INFINA (EX INFIP)   05545
INSTITUTO DE FISICA INTERDISCIPLINARIA Y APLICADA
Unidad Ejecutora - UE
congresos y reuniones científicas
Título:
Hardness and Wear Characterization of Titanium Thin Films Obtained with a Cathodic Arc Employing a Magnetic Concentrator.
Autor/es:
F. BERMEO; A. KLEIMAN; A. MÁRQUEZ
Lugar:
Mar del Plata
Reunión:
Workshop; 14th Latin American Workshop on Plasma Physics (LAWPP 2011).; 2011
Resumen:
Thin film growth with cathodic arc devices has been widely investigated due to this technique promotes the formation of dense nanostructured films with good adhesion and a very high deposition rate. In cathodic arc discharges a metallic plasma jet is ejected from the cathode surface. If a substrate is located facing the plasma jet its surface is coated with a metallic film. The main disadvantage of vacuum arc deposition is the emission of macroparticles (MPs) from the cathode. MPs in the coatings produce protuberances and depressions on the substrate surface that not only increase the roughness, but also degrade mechanical properties.

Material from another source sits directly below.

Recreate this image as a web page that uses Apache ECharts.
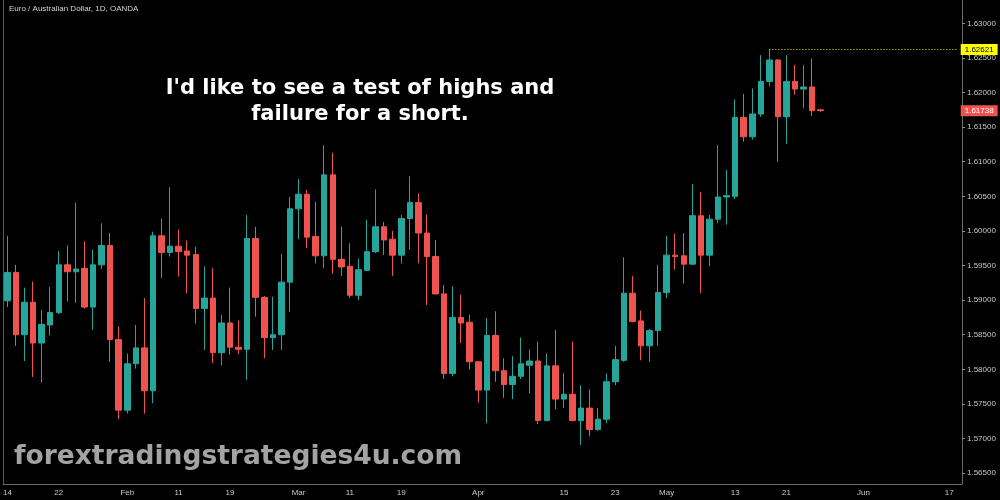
<!DOCTYPE html>
<html>
<head>
<meta charset="utf-8">
<title>EUR/AUD 1D</title>
<script src="https://cdn.jsdelivr.net/npm/echarts@6/dist/echarts.min.js"></script>
<style>
    html, body { margin: 0; padding: 0; background: #000; }
    #main { width: 1000px; height: 500px; }
</style>
</head>
<body>
<div id="main"></div>
<script>
// 日线数据 (2019)
var dates = [
    '2019-01-14', '2019-01-15', '2019-01-16', '2019-01-17', '2019-01-18', '2019-01-21', '2019-01-22', '2019-01-23', '2019-01-24', '2019-01-25',
    '2019-01-28', '2019-01-29', '2019-01-30', '2019-01-31', '2019-02-01', '2019-02-04', '2019-02-05', '2019-02-06', '2019-02-07', '2019-02-08',
    '2019-02-11', '2019-02-12', '2019-02-13', '2019-02-14', '2019-02-15', '2019-02-18', '2019-02-19', '2019-02-20', '2019-02-21', '2019-02-22',
    '2019-02-25', '2019-02-26', '2019-02-27', '2019-02-28', '2019-03-01', '2019-03-04', '2019-03-05', '2019-03-06', '2019-03-07', '2019-03-08',
    '2019-03-11', '2019-03-12', '2019-03-13', '2019-03-14', '2019-03-15', '2019-03-18', '2019-03-19', '2019-03-20', '2019-03-21', '2019-03-22',
    '2019-03-25', '2019-03-26', '2019-03-27', '2019-03-28', '2019-03-29', '2019-04-01', '2019-04-02', '2019-04-03', '2019-04-04', '2019-04-05',
    '2019-04-08', '2019-04-09', '2019-04-10', '2019-04-11', '2019-04-12', '2019-04-15', '2019-04-16', '2019-04-17', '2019-04-18', '2019-04-19',
    '2019-04-22', '2019-04-23', '2019-04-24', '2019-04-25', '2019-04-26', '2019-04-29', '2019-04-30', '2019-05-01', '2019-05-02', '2019-05-03',
    '2019-05-06', '2019-05-07', '2019-05-08', '2019-05-09', '2019-05-10', '2019-05-13', '2019-05-14', '2019-05-15', '2019-05-16', '2019-05-17',
    '2019-05-20', '2019-05-21', '2019-05-22', '2019-05-23', '2019-05-24', '2019-05-27'
];
// 右侧空白的未来日期
var futureDates = [
    '2019-05-28', '2019-05-29', '2019-05-30', '2019-05-31', '2019-06-03', '2019-06-04', '2019-06-05', '2019-06-06',
    '2019-06-07', '2019-06-10', '2019-06-11', '2019-06-12', '2019-06-13', '2019-06-14', '2019-06-17', '2019-06-18'
];

var opens = [
    1.5899, 1.5940, 1.5850, 1.5897, 1.5838, 1.5864, 1.5882, 1.5951, 1.5941, 1.5946,
    1.5890, 1.5951, 1.5979, 1.5843, 1.5741, 1.5808, 1.5831, 1.5769, 1.5993, 1.5969,
    1.5978, 1.5971, 1.5966, 1.5888, 1.5903, 1.5824, 1.5867, 1.5832, 1.5829, 1.5989,
    1.5904, 1.5846, 1.5850, 1.5926, 1.6032, 1.6053, 1.5992, 1.5964, 1.6081, 1.5959,
    1.5949, 1.5907, 1.5943, 1.5970, 1.6006, 1.5988, 1.5965, 1.6018, 1.6041, 1.5997,
    1.5963, 1.5909, 1.5794, 1.5875, 1.5868, 1.5811, 1.5770, 1.5849, 1.5798, 1.5778,
    1.5790, 1.5806, 1.5812, 1.5726, 1.5805, 1.5757, 1.5764, 1.5726, 1.5744, 1.5713,
    1.5728, 1.5782, 1.5813, 1.5910, 1.5870, 1.5834, 1.5856, 1.5911, 1.5965, 1.5964,
    1.5952, 1.6022, 1.5965, 1.6017, 1.6049, 1.6050, 1.6164, 1.6136, 1.6169, 1.6216,
    1.6247, 1.6165, 1.6216, 1.6205, 1.6208, 1.6175
];
var highs = [
    1.5993, 1.5951, 1.5918, 1.5927, 1.5886, 1.5919, 1.5971, 1.5979, 1.6041, 1.5985,
    1.5973, 1.6011, 1.5997, 1.5862, 1.5823, 1.5864, 1.5903, 1.5999, 1.6018, 1.6063,
    1.6002, 1.5986, 1.5977, 1.5949, 1.5946, 1.5878, 1.5918, 1.5871, 1.6023, 1.6006,
    1.5906, 1.5905, 1.5967, 1.6049, 1.6075, 1.6059, 1.6042, 1.6124, 1.6113, 1.6006,
    1.5982, 1.5960, 1.6016, 1.6060, 1.6013, 1.6000, 1.6023, 1.6079, 1.6054, 1.6024,
    1.5987, 1.5922, 1.5920, 1.5908, 1.5879, 1.5812, 1.5874, 1.5884, 1.5816, 1.5819,
    1.5846, 1.5829, 1.5840, 1.5823, 1.5857, 1.5795, 1.5840, 1.5777, 1.5771, 1.5744,
    1.5794, 1.5834, 1.5962, 1.5935, 1.5885, 1.5858, 1.5951, 1.5993, 1.5996, 1.5997,
    1.6068, 1.6056, 1.6023, 1.6124, 1.6088, 1.6190, 1.6198, 1.6206, 1.6254, 1.62621,
    1.6248, 1.6254, 1.6240, 1.6240, 1.6249, 1.6176
];
var lows = [
    1.5890, 1.5834, 1.5812, 1.5789, 1.5781, 1.5849, 1.5880, 1.5898, 1.5896, 1.5888,
    1.5857, 1.5945, 1.5811, 1.5728, 1.5736, 1.5801, 1.5736, 1.5751, 1.5932, 1.5963,
    1.5934, 1.5910, 1.5866, 1.5828, 1.5809, 1.5806, 1.5821, 1.5822, 1.5785, 1.5876,
    1.5816, 1.5828, 1.5828, 1.5883, 1.5988, 1.5975, 1.5953, 1.5946, 1.5938, 1.5935,
    1.5903, 1.5900, 1.5942, 1.5968, 1.5965, 1.5935, 1.5953, 1.5973, 1.5953, 1.5893,
    1.5908, 1.5786, 1.5790, 1.5838, 1.5800, 1.5752, 1.5722, 1.5782, 1.5759, 1.5757,
    1.5786, 1.5765, 1.5721, 1.5725, 1.5742, 1.5744, 1.5725, 1.5691, 1.5703, 1.5711,
    1.5722, 1.5777, 1.5811, 1.5868, 1.5813, 1.5811, 1.5834, 1.5903, 1.5944, 1.5924,
    1.5951, 1.5910, 1.5949, 1.6011, 1.6009, 1.6046, 1.6129, 1.6132, 1.6165, 1.6209,
    1.6100, 1.6126, 1.6197, 1.6177, 1.6166, 1.6172
];
var closes = [
    1.5940, 1.5850, 1.5897, 1.5838, 1.5865, 1.5882, 1.5951, 1.5941, 1.5945, 1.5890,
    1.5951, 1.5979, 1.5843, 1.5741, 1.5808, 1.5831, 1.5769, 1.5993, 1.5969, 1.5978,
    1.5970, 1.5965, 1.5888, 1.5903, 1.5824, 1.5867, 1.5832, 1.5829, 1.5989, 1.5904,
    1.5846, 1.5850, 1.5926, 1.6032, 1.6053, 1.5991, 1.5964, 1.6081, 1.5959, 1.5948,
    1.5907, 1.5944, 1.5970, 1.6006, 1.5987, 1.5965, 1.6018, 1.6041, 1.5997, 1.5963,
    1.5909, 1.5794, 1.5875, 1.5867, 1.5811, 1.5770, 1.5849, 1.5798, 1.5778, 1.5790,
    1.5808, 1.5812, 1.5726, 1.5805, 1.5757, 1.5764, 1.5726, 1.5744, 1.5713, 1.5728,
    1.5782, 1.5814, 1.5910, 1.5869, 1.5834, 1.5856, 1.5911, 1.5965, 1.5963, 1.5952,
    1.6022, 1.5965, 1.6017, 1.6049, 1.6051, 1.6164, 1.6136, 1.6169, 1.6216, 1.6247,
    1.6165, 1.6216, 1.6205, 1.6208, 1.61738, 1.61738
];

// 横轴刻度
var tickDates = [
    '2019-01-14', '2019-01-22', '2019-02-01', '2019-02-11', '2019-02-19', '2019-03-01', '2019-03-11', '2019-03-19',
    '2019-04-01', '2019-04-15', '2019-04-23', '2019-05-01', '2019-05-13', '2019-05-21', '2019-06-03', '2019-06-17'
];
var tickLabels = ['14', '22', 'Feb', '11', '19', 'Mar', '11', '19', 'Apr', '15', '23', 'May', '13', '21', 'Jun', '17'];

// 最高点和最新价
var highDate = '2019-05-17';
var highPrice = 1.62621;
var lastDate = '2019-05-27';
var lastPrice = 1.61738;

var categories = dates.concat(futureDates);
var candles = [];
for (var i = 0; i < dates.length; i++) {
    // echarts 顺序: open, close, low, high
    candles.push([opens[i], closes[i], lows[i], highs[i]]);
}
var lastCat = categories[categories.length - 1];

var myChart = echarts.init(document.getElementById('main'), null, { renderer: 'canvas' });

var option = {
    backgroundColor: '#000000',
    animation: false,
    grid: {
        left: 2,
        right: 38,
        top: 0,
        bottom: 16
    },
    xAxis: {
        type: 'category',
        data: categories,
        boundaryGap: true,
        axisLine: { lineStyle: { color: '#6a6a6a', width: 1 } },
        axisTick: {
            length: 2,
            alignWithLabel: true,
            lineStyle: { color: '#8a8a8a' },
            interval: function(idx, val) { return tickDates.indexOf(val) >= 0; }
        },
        axisLabel: {
            color: '#c8c8c8',
            fontSize: 8,
            fontFamily: 'Liberation Sans',
            margin: 5,
            interval: function(idx, val) { return tickDates.indexOf(val) >= 0; },
            formatter: function(val) {
                var k = tickDates.indexOf(val);
                return k >= 0 ? tickLabels[k] : '';
            }
        },
        splitLine: { show: false }
    },
    yAxis: {
        type: 'value',
        position: 'right',
        min: 1.56343,
        max: 1.63337,
        splitNumber: 14,
        axisLine: { show: true, lineStyle: { color: '#6a6a6a', width: 1 } },
        axisTick: { show: true, length: 3, lineStyle: { color: '#8a8a8a' } },
        axisLabel: {
            color: '#c8c8c8',
            fontSize: 8,
            fontFamily: 'Liberation Sans',
            margin: 5,
            showMinLabel: false,
            showMaxLabel: false,
            formatter: function(v) { return v.toFixed(5); }
        },
        splitLine: { show: false }
    },
    series: [{
        type: 'candlestick',
        data: candles,
        barWidth: 6,
        itemStyle: {
            color: '#26a69a',
            color0: '#ef5350',
            borderColor: '#26a69a',
            borderColor0: '#ef5350',
            borderWidth: 1
        },
        markLine: {
            silent: true,
            symbol: 'none',
            data: [
                [{
                    coord: [highDate, highPrice],
                    lineStyle: { color: '#f0f000', type: [1, 2], width: 1 },
                    label: {
                        show: true,
                        position: 'end',
                        distance: 3,
                        formatter: highPrice.toFixed(5),
                        backgroundColor: '#ffff00',
                        color: '#000000',
                        fontSize: 8,
                        fontFamily: 'Liberation Sans',
                        padding: [2, 4, 1, 4]
                    }
                }, {
                    coord: [lastCat, highPrice]
                }],
                [{
                    coord: [lastDate, lastPrice],
                    lineStyle: { color: 'rgba(0,0,0,0)', width: 1 },
                    label: {
                        show: true,
                        position: 'end',
                        distance: 3,
                        formatter: lastPrice.toFixed(5),
                        backgroundColor: '#ef5350',
                        color: '#ffffff',
                        fontSize: 8,
                        fontFamily: 'Liberation Sans',
                        padding: [2, 4, 1, 4]
                    }
                }, {
                    coord: [lastCat, lastPrice]
                }]
            ]
        }
    }],
    graphic: [{
        type: 'rect',
        left: 3,
        top: 0,
        shape: { width: 1, height: 484 },
        style: { fill: '#5a5a5a' }
    }, {
        type: 'text',
        left: 9,
        top: 5,
        style: {
            text: 'Euro / Australian Dollar, 1D, OANDA',
            fill: '#d1d4dc',
            font: '8px "Liberation Sans"'
        }
    }, {
        type: 'text',
        x: 360,
        y: 76,
        style: {
            text: "I'd like to see a test of highs and\nfailure for a short.",
            fill: '#ffffff',
            font: 'bold 21px "DejaVu Sans"',
            align: 'center',
            lineHeight: 26
        }
    }, {
        type: 'text',
        x: 14,
        y: 444,
        style: {
            text: 'forextradingstrategies4u.com',
            fill: '#a3a3a3',
            font: 'bold 26.5px "DejaVu Sans"'
        }
    }]
};

myChart.setOption(option);
</script>
</body>
</html>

Employing a magnetic field parallel to the propagation direction of the plasma jet, the ions are concentrated on this direction and the plasma density increase, then the deposition rate increase and the fraction of MPs decreases. In this work, Ti films were grown on stainless steel AISI 316 with a DC cathodic arc employing a magnetic concentrator. The magnetic duct was 10 cm in diameter and 20 cm length with a magnetic field of 120G in the region of maximum field value. The entrance of the magnetic duct was located at 10 cm from the cathode surface. The substrate temperature was maintained at (230 ± 10)ºC during the discharge by means of a heater integrated to the vacuum chamber. The samples were placed in front of the cathode at different distance respect to the entrance of the magnetic concentrator. The uniformity and morphology of the films as well as the presence of MPs were characterized for the different sample positions and correlated with the hardness and tribological properties of the films. The morphology was analyzed using a SEM microscopy and the composition was detected by EDS. The uniformity of the films was studied with a colotester and with a prefilometer, The hardness measure was made by a Nanovea nanoindentator and the wear test by a CSEM tribometer. The experimental results showed that films with the best mechanical properties (highest hardness, elastic modulus, and lowest friction coefficient and wear rate) corresponded to those grown at the position where the magnetic field was maxima.